Slaughter Elementary School held its second graduation ceremony Sept. 25 for two fifth-grade students who recently completed a dyslexia program.

The ceremony at Slaughter Town Hall included program instructors, students, their families, Slaughter Elementary personnel and community leaders.

“These children have worked so hard and have accomplished skills that will see them through life,” said Frank Lemings of Slaughter Masonic Lodge 47 and the dyslexia chairman for programs in East and West Feliciana schools.

The recent graduates, Christopher Harris and Folashade Kinyomi, were fourth-graders when they made the commitment to participate in the two-year program.

“We have seen tremendous growth in these students’ reading level due to their participation in the program,” said Slaughter Principal Kim Glascock. “Not only have the students improved academically but their self-esteem is much more positive now.”

Glascock, along with teachers/instructors Sherry Hillman and Lori Speer, worked to get the first dyslexia classes up and running in the 2011-12 school year at SES. All three were honored by the Grand Lodge Learning Center of Louisiana and Slaughter Masonic Lodge 475 in March.

Glascock was dedicated to the program from the beginning, and Speer, the teacher of the first class, went beyond what was expected of her, Lemings said.

Hillman, now retired, developed a computer presentation to educate parents about the program. The presentation is being used throughout Louisiana by the Grand Lodge of the State of Louisiana to further the work in Slaughter and the dyslexia program at SES.

The Dyslexia Training Program adopted by the Grand Lodge is a multi-sensory program of instruction which emphasizes phonics taught by a facilitator to classes of limited size using a number of teaching aids including videotapes, workbooks, writing frames, linkage paper, three-dimensional letters, flash cards, wall charts, dictionaries and other items.

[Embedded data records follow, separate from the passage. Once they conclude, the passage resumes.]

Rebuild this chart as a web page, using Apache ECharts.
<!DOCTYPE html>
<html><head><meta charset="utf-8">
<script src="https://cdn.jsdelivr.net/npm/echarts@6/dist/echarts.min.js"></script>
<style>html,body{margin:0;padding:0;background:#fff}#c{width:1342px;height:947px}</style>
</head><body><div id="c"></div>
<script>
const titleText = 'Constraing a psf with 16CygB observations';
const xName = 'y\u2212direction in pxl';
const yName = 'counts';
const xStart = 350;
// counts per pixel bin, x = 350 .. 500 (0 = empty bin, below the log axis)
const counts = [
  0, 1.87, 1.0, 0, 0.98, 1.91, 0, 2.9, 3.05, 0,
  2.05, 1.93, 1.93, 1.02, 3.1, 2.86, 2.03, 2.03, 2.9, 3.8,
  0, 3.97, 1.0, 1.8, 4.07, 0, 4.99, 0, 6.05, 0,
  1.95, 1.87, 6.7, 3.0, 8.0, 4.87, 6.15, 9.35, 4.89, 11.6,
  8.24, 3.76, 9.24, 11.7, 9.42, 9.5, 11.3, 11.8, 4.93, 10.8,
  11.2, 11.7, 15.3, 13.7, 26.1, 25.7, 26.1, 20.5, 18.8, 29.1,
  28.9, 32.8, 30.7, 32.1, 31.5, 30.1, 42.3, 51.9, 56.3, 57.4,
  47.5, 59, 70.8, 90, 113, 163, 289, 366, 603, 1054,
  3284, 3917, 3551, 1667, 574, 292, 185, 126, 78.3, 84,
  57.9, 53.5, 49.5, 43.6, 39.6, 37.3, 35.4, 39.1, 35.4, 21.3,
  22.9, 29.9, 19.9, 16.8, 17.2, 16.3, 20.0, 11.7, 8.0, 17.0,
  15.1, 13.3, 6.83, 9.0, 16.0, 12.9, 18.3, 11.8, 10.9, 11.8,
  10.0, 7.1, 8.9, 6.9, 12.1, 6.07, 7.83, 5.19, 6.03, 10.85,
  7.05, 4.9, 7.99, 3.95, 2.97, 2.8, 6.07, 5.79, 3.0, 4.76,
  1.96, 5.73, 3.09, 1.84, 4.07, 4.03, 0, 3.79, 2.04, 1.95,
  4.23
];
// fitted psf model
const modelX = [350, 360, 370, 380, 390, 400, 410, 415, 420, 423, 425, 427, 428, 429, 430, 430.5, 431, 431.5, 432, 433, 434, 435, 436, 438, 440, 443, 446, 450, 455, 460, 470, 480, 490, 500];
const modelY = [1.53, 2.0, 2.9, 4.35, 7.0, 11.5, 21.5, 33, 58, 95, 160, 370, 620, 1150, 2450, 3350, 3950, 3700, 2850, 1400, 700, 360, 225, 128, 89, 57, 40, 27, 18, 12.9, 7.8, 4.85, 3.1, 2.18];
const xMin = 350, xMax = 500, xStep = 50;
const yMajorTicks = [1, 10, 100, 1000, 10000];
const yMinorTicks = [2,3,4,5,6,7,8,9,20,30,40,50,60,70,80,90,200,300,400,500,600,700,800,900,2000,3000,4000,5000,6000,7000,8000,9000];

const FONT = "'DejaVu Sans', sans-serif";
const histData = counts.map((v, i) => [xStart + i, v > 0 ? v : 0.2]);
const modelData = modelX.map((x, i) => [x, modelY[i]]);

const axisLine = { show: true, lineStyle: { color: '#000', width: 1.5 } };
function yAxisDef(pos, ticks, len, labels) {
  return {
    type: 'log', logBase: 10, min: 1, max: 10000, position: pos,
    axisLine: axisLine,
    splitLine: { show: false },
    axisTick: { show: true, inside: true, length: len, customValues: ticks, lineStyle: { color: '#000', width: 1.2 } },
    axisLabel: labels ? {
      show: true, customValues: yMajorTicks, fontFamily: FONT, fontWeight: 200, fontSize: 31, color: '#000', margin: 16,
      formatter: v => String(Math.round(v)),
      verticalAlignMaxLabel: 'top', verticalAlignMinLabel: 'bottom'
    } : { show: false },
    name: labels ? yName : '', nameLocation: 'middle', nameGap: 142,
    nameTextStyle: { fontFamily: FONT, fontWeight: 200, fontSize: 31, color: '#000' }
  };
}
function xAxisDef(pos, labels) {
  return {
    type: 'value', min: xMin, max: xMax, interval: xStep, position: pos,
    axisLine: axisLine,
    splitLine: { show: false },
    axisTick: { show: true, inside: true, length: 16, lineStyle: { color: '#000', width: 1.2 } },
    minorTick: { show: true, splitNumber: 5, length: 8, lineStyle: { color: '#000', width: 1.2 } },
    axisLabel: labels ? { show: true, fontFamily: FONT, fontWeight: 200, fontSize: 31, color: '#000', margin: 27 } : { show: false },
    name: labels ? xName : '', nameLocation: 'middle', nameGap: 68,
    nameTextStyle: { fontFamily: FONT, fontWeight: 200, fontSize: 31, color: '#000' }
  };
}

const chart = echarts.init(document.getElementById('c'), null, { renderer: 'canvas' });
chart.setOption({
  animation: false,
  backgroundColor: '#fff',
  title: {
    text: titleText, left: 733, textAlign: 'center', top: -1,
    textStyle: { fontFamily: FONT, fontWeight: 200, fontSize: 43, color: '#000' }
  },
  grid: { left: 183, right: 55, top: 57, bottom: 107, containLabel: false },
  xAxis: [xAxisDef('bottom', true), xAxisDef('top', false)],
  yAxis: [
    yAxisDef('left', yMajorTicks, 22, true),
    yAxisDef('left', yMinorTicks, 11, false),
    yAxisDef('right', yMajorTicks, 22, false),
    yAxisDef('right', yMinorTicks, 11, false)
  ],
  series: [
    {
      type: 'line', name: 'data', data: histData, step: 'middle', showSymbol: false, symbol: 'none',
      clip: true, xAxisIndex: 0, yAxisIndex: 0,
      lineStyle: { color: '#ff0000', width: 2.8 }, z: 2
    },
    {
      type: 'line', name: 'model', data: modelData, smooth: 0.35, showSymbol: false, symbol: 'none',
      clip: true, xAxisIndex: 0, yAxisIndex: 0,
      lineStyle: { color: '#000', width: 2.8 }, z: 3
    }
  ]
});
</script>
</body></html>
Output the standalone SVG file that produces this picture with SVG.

The material is presented in cursive writing.

The program consists of 350 hours of classroom time, which is conducted one hour a day, five days each week, excluding holidays.

“The community of Slaughter will be forever changed due to these teachers and this program,” Lemings said.

Dyslexia is defined as a learning difficulty in children and adults who are intelligent but have no other limiting physical or emotional problems, but who, despite a conventional classroom experience, do not learn to read, write, spell and comprehend as expected.

In 1998, the Grand Lodge of Louisiana chose the dyslexia program as its major philanthropic charity and the Masonic Learning Center was formed to operate the dyslexia program from the state office, Lemings said.

“This includes testing the children in a local setting to be sure that they are dyslexic, paying teachers salaries, materials and any other needs to carry out this program for these children,” Lemings said.

“Our cost per class for a two-year program in $12,000 but the cost is picked up by the Masonic Grand Lodge of Louisiana,” Lemings said.

This year’s program, which began Sept. 29, includes two classes of students — five third graders and a class of six fifth-graders.